To reenter a task handler in software its underlying interrupt handler must be invoked using FFI (see example below). FFI requires unsafe code so end users are discouraged from directly invoking an interrupt handler.

# #![allow(unused_variables)]
#fn main() {
#[rtfm::app(device = ..)]
const APP: () = {
    static mut X: u64 = 0;

    #[init]
    fn init(c: init::Context) { .. }

    #[interrupt(binds = UART0, resources = [X])]
    fn foo(c: foo::Context) {
        let x: &mut u64 = c.resources.X;

        *x = 1;

        //~ `bar` can preempt `foo` at this point

        *x = 2;

        if *x == 2 {
            // something
        }
    }

    #[interrupt(binds = UART1, priority = 2)]
    fn bar(c: foo::Context) {
        extern "C" {
            fn UART0();
        }

        // this interrupt handler will invoke task handler `foo` resulting
        // in mutable aliasing of the static variable `X`
        unsafe { UART0() }
    }
};
#}

The RTFM framework must generate the interrupt handler code that calls the user defined task handlers. We are careful in making these handlers unsafe and / or impossible to call from user code.
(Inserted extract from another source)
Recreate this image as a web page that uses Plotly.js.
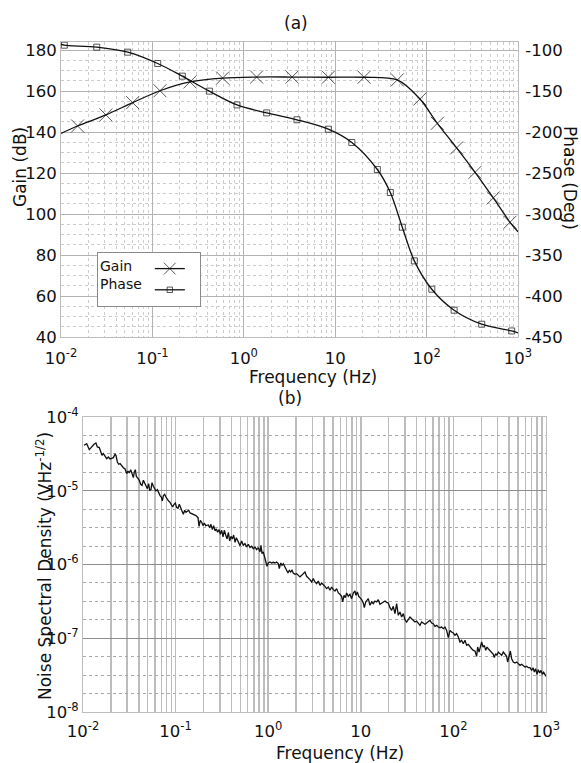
<!DOCTYPE html>
<html><head><meta charset="utf-8">
<script src="https://cdn.plot.ly/plotly-3.0.1.min.js"></script>
<style>html,body{margin:0;padding:0;background:#fff}#chart{width:581px;height:763px}</style>
</head><body><div id="chart"></div>
<script>
// ---- (a) Bode plot: gain and phase vs frequency (Hz) ----
const gainFreq = [0.01, 0.0152, 0.031, 0.0608, 0.121, 0.258, 0.587, 1.38, 3.38, 8.41, 20.7, 47.8, 84.6, 131, 213, 339, 537, 817, 1000];
const gainDb   = [139.4, 143.0, 148.4, 154.4, 160.2, 164.5, 166.4, 166.9, 166.9, 166.8, 166.8, 165.5, 156.2, 144.3, 132.3, 120.4, 107.9, 96.0, 91.4];
const phaseFreq = [0.01, 0.01087, 0.0246, 0.0537, 0.1143, 0.2125, 0.420, 0.843, 1.78, 3.82, 8.41, 15.2, 28.9, 40.1, 54.2, 73.4, 114, 200, 401, 853, 1000];
const phaseDeg  = [-92.7, -93.9, -96.3, -102.4, -116.2, -131.7, -150.0, -166.8, -176.5, -184.9, -196.4, -212.6, -245.6, -273.7, -316.0, -357.1, -391.7, -417.3, -434.4, -442.6, -445.0];

// ---- (b) Noise spectral density: log10(frequency / Hz) and log10(density / V Hz^-1/2) ----
const noiseLogFreq = [
-1.989,-1.960,-1.932,-1.906,-1.881,-1.860,-1.845,-1.824,-1.809,-1.795,
-1.780,-1.762,-1.744,-1.726,-1.708,-1.690,-1.672,-1.654,-1.643,-1.629,
-1.615,-1.600,-1.582,-1.564,-1.546,-1.528,-1.514,-1.500,-1.485,-1.471,
-1.456,-1.446,-1.435,-1.424,-1.410,-1.392,-1.377,-1.363,-1.348,-1.334,
-1.320,-1.305,-1.291,-1.280,-1.266,-1.255,-1.240,-1.226,-1.212,-1.197,
-1.183,-1.168,-1.154,-1.143,-1.132,-1.118,-1.104,-1.089,-1.075,-1.060,
-1.046,-1.032,-1.017,-1.003,-0.988,-0.974,-0.960,-0.945,-0.931,-0.916,
-0.902,-0.888,-0.873,-0.859,-0.844,-0.823,-0.801,-0.780,-0.758,-0.747,
-0.733,-0.718,-0.704,-0.690,-0.675,-0.661,-0.646,-0.632,-0.618,-0.603,
-0.589,-0.574,-0.560,-0.546,-0.531,-0.517,-0.502,-0.488,-0.474,-0.459,
-0.444,-0.430,-0.416,-0.402,-0.387,-0.373,-0.358,-0.344,-0.330,-0.315,
-0.304,
-0.287,-0.269,-0.251,-0.233,-0.215,-0.197,-0.179,-0.161,-0.143,-0.125,
-0.107,-0.089,-0.078,-0.067,-0.053,-0.038,-0.024,-0.013,0.001,0.019,
0.037,0.055,0.073,0.091,0.109,0.120,0.135,0.149,0.163,0.181,
0.199,0.214,0.228,0.243,0.257,0.271,0.289,0.307,0.325,0.343,
0.361,0.379,0.397,0.415,0.433,0.451,0.469,0.487,0.505,0.523,
0.541,0.559,0.577,0.595,0.613,0.631,0.649,0.667,0.685,0.703,
0.721,0.739,0.757,0.775,0.793,0.804,0.819,0.833,0.847,0.865,
0.883,0.901,0.919,0.937,0.948,0.963,0.977,0.991,1.009,1.027,
1.038,1.053,1.067,1.081,1.099,1.117,1.135,1.153,1.171,1.189,
1.207,1.225,1.243,1.261,1.279,1.297,1.315,
1.333,1.351,1.369,1.387,1.405,1.423,1.441,1.459,1.477,1.495,
1.513,1.531,1.549,1.567,1.585,1.603,1.621,1.639,1.657,1.675,
1.693,1.711,1.729,1.747,1.765,1.783,1.801,1.819,1.837,1.855,
1.873,1.891,1.909,1.927,1.945,1.963,1.981,1.999,2.017,2.035,
2.053,2.071,2.089,2.107,2.125,2.143,2.161,2.179,2.197,2.215,
2.233,2.251,2.262,2.277,2.291,2.305,2.320,2.334,2.349,2.363,
2.377,2.395,2.413,2.431,2.442,2.457,2.471,2.485,2.503,2.521,
2.539,2.557,2.575,2.586,2.600,2.615,2.629,2.647,2.665,2.683,
2.701,2.719,2.737,2.755,2.773,2.791,2.809,2.827,2.845,2.860,
2.874,2.888,2.903,2.917,2.932,2.946,2.960,2.975,2.989,3.000];
const noiseLogDensity = [
-4.384,-4.361,-4.443,-4.397,-4.370,-4.352,-4.406,-4.415,-4.461,-4.519,
-4.497,-4.542,-4.565,-4.542,-4.569,-4.560,-4.551,-4.506,-4.524,-4.610,
-4.641,-4.632,-4.668,-4.687,-4.705,-4.768,-4.732,-4.759,-4.714,-4.777,
-4.822,-4.745,-4.714,-4.804,-4.822,-4.858,-4.913,-4.927,-4.858,-4.904,
-4.940,-4.972,-4.904,-4.994,-4.985,-4.890,-4.940,-4.976,-5.003,-4.985,
-5.030,-5.066,-5.085,-5.139,-5.066,-5.048,-5.085,-5.121,-5.139,-5.157,
-5.202,-5.220,-5.184,-5.166,-5.229,-5.238,-5.184,-5.247,-5.274,-5.319,
-5.265,-5.292,-5.283,-5.265,-5.301,-5.310,-5.328,-5.337,-5.365,-5.482,
-5.401,-5.428,-5.473,-5.437,-5.473,-5.473,-5.464,-5.500,-5.455,-5.527,
-5.473,-5.545,-5.518,-5.563,-5.527,-5.591,-5.536,-5.627,-5.536,-5.600,
-5.654,-5.563,-5.681,-5.618,-5.654,-5.600,-5.699,-5.636,-5.672,-5.717,
-5.744,
-5.681,-5.740,-5.717,-5.762,-5.726,-5.771,-5.753,-5.785,-5.762,-5.799,
-5.771,-5.830,-5.740,-5.853,-5.830,-5.898,-5.943,-6.024,-5.979,-5.966,
-5.979,-5.970,-5.979,-5.966,-5.988,-6.056,-5.979,-6.011,-5.988,-6.034,
-6.070,-6.115,-6.079,-6.101,-6.079,-6.115,-6.133,-6.124,-6.147,-6.169,
-6.147,-6.124,-6.101,-6.160,-6.178,-6.205,-6.237,-6.192,-6.237,-6.260,
-6.224,-6.283,-6.251,-6.269,-6.296,-6.327,-6.305,-6.350,-6.305,-6.341,
-6.359,-6.327,-6.386,-6.404,-6.431,-6.508,-6.418,-6.449,-6.386,-6.431,
-6.404,-6.463,-6.386,-6.359,-6.418,-6.373,-6.431,-6.449,-6.477,-6.522,
-6.585,-6.508,-6.477,-6.463,-6.553,-6.508,-6.531,-6.495,-6.508,-6.477,
-6.540,-6.522,-6.508,-6.495,-6.513,-6.522,-6.585,
-6.621,-6.567,-6.666,-6.531,-6.689,-6.644,-6.712,-6.666,-6.748,-6.780,
-6.735,-6.712,-6.735,-6.757,-6.780,-6.766,-6.802,-6.825,-6.780,-6.802,
-6.811,-6.793,-6.780,-6.757,-6.793,-6.802,-6.838,-6.825,-6.848,-6.857,
-6.848,-6.870,-6.848,-6.893,-6.992,-6.893,-6.915,-6.929,-6.960,-6.938,
-6.983,-7.051,-7.028,-7.074,-7.028,-7.096,-7.083,-7.119,-7.142,-7.164,
-7.173,-7.245,-7.119,-7.187,-7.096,-7.051,-7.119,-7.096,-7.164,-7.119,
-7.142,-7.164,-7.187,-7.218,-7.263,-7.209,-7.232,-7.187,-7.209,-7.232,
-7.187,-7.209,-7.245,-7.322,-7.254,-7.173,-7.277,-7.322,-7.336,-7.322,
-7.344,-7.367,-7.354,-7.367,-7.390,-7.381,-7.399,-7.399,-7.435,-7.399,
-7.458,-7.413,-7.489,-7.426,-7.471,-7.435,-7.489,-7.462,-7.498,-7.516];

// ---- tick labels ----
const freqTickVals = [0.01, 0.1, 1, 10, 100, 1000];
const freqTickText = ['10<sup>-2</sup>', '10<sup>-1</sup>', '10<sup>0</sup>', '10', '10<sup>2</sup>', '10<sup>3</sup>'];
const gainTickVals = [40, 60, 80, 100, 120, 140, 160, 180];
const phaseTickVals = [-450, -400, -350, -300, -250, -200, -150, -100];
const phaseTickText = ['-450', '-400', '-350', '-300', '-250', '-200', '-150', '-100'];
const noiseTickVals = [1e-8, 1e-7, 1e-6, 1e-5, 1e-4];
const noiseTickText = ['10<sup>-8</sup>', '10<sup>-7</sup>', '10<sup>-6</sup>', '10<sup>-5</sup>', '10<sup>-4</sup>'];

// grid helper positions (axis decoration only)
function logMinor(d0, d1) { const v = []; for (let d = d0; d < d1; d++) for (let m = 2; m <= 9; m++) v.push(m * Math.pow(10, d)); return v; }
function quarterDecades(d0, d1) { const v = []; for (let d = d0; d < d1; d++) for (let q = 1; q <= 3; q++) v.push(Math.pow(10, d + q / 4)); return v; }

const W = 581, H = 763;
const px = v => v / W, py = v => 1 - v / H;
const FONT = 'DejaVu Sans';
const INK = '#111111';

const markerSizes = (n, s) => Array.from({length: n}, (_, i) => (i === 0 || i === n - 1) ? 0 : s);

const traces = [
  { x: gainFreq, y: gainDb, xaxis: 'x', yaxis: 'y', mode: 'lines+markers', name: ' ',
    line: {color: INK, width: 1.3, shape: 'spline', smoothing: 0.9},
    marker: {symbol: 'x-thin-open', size: markerSizes(gainFreq.length, 13), color: INK, line: {color: INK, width: 1}},
    showlegend: true },
  { x: phaseFreq, y: phaseDeg, xaxis: 'x', yaxis: 'y2', mode: 'lines+markers', name: ' ',
    line: {color: INK, width: 1.3, shape: 'spline', smoothing: 0.9},
    marker: {symbol: 'square-open', size: markerSizes(phaseFreq.length, 6), color: INK, line: {color: INK, width: 1}},
    showlegend: true },
  { x: noiseLogFreq.map(e => Math.pow(10, e)), y: noiseLogDensity.map(e => Math.pow(10, e)),
    xaxis: 'x2', yaxis: 'y3', mode: 'lines', line: {color: INK, width: 1.3}, showlegend: false }
];

const frame = {showline: true, mirror: true, linecolor: '#bdbdbd', linewidth: 1, ticks: '', zeroline: false};

const ann = (text, x, y, extra) => Object.assign({
  text: text, x: px(x), y: py(y), xref: 'paper', yref: 'paper',
  xanchor: 'center', yanchor: 'middle', showarrow: false, font: {size: 17}
}, extra || {});

const layout = {
  width: W, height: H,
  margin: {l: 0, r: 0, t: 0, b: 0},
  paper_bgcolor: '#ffffff', plot_bgcolor: '#ffffff',
  font: {family: FONT, color: INK, size: 16.5},
  showlegend: true,
  xaxis: Object.assign({}, frame, {
    type: 'log', range: [-2, 3], domain: [px(61), px(518)], anchor: 'y',
    tickmode: 'array', tickvals: freqTickVals, ticktext: freqTickText, ticklabelstandoff: 6,
    showgrid: true, gridcolor: '#b3b3b3', gridwidth: 1,
    minor: {tickmode: 'array', tickvals: logMinor(-2, 3), showgrid: true, gridcolor: '#cccccc', griddash: 'dot', gridwidth: 1}
  }),
  yaxis: Object.assign({}, frame, {
    range: [40, 184], domain: [py(337), py(42)], anchor: 'x',
    tickmode: 'array', tickvals: gainTickVals,
    showgrid: true, gridcolor: '#b3b3b3', gridwidth: 1,
    minor: {dtick: 5, tick0: 40, showgrid: true, gridcolor: '#cccccc', griddash: 'dot', gridwidth: 1}
  }),
  yaxis2: Object.assign({}, frame, {
    overlaying: 'y', side: 'right', anchor: 'x',
    range: [-450, -90], tickmode: 'array', tickvals: phaseTickVals, ticktext: phaseTickText,
    showgrid: false, ticklabelstandoff: 3
  }),
  xaxis2: Object.assign({}, frame, {
    type: 'log', range: [-2, 3], domain: [px(83), px(546)], anchor: 'y3',
    tickmode: 'array', tickvals: freqTickVals, ticktext: freqTickText, ticklabelstandoff: 4,
    showgrid: true, gridcolor: '#bcbcbc', gridwidth: 1.5,
    minor: {tickmode: 'array', tickvals: logMinor(-2, 3), showgrid: true, gridcolor: '#bcbcbc', gridwidth: 1.5}
  }),
  yaxis3: Object.assign({}, frame, {
    type: 'log', range: [-8, -4], domain: [py(712), py(417)], anchor: 'x2',
    tickmode: 'array', tickvals: noiseTickVals, ticktext: noiseTickText,
    showgrid: true, gridcolor: '#8e8e8e', gridwidth: 1.2,
    minor: {tickmode: 'array', tickvals: quarterDecades(-8, -4), showgrid: true, gridcolor: '#a8a8a8', griddash: 'dot', gridwidth: 1}
  }),
  legend: {
    x: px(97), y: py(252), xanchor: 'left', yanchor: 'top',
    bgcolor: '#ffffff', bordercolor: '#8a8a8a', borderwidth: 1,
    font: {family: FONT, size: 14, color: INK},
    title: {text: 'Gain<br>Phase', side: 'left', font: {family: FONT, size: 14, color: INK}},
    tracegroupgap: 0, itemwidth: 30
  },
  annotations: [
    ann('(a)', 296, 23),
    ann('Frequency (Hz)', 313, 377),
    ann('Gain (dB)', 20, 167, {textangle: -90}),
    ann('Phase (Deg)', 570, 178, {textangle: 90}),
    ann('(b)', 290, 398),
    ann('Frequency (Hz)', 340, 753),
    ann('Noise Spectral Density (VHz<sup>-1/2</sup>)', 44, 566, {textangle: -90})
  ]
};

Plotly.newPlot('chart', traces, layout, {staticPlot: true, displayModeBar: false});
</script>
</body></html>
The above example expands into:

# #![allow(unused_variables)]
#fn main() {
fn foo(c: foo::Context) {
    // .. user code ..
}

fn bar(c: bar::Context) {
    // .. user code ..
}

const APP: () = {
    // everything in this block is not visible to user code

    #[no_mangle]
    unsafe fn USART0() {
        foo(..);
    }

    #[no_mangle]
    unsafe fn USART1() {
        bar(..);
    }
};
#}

A task handler can also be reentered without software intervention. This can occur if the same handler is assigned to two or more interrupts in the vector table but there's no syntax for this kind of configuration in the RTFM framework.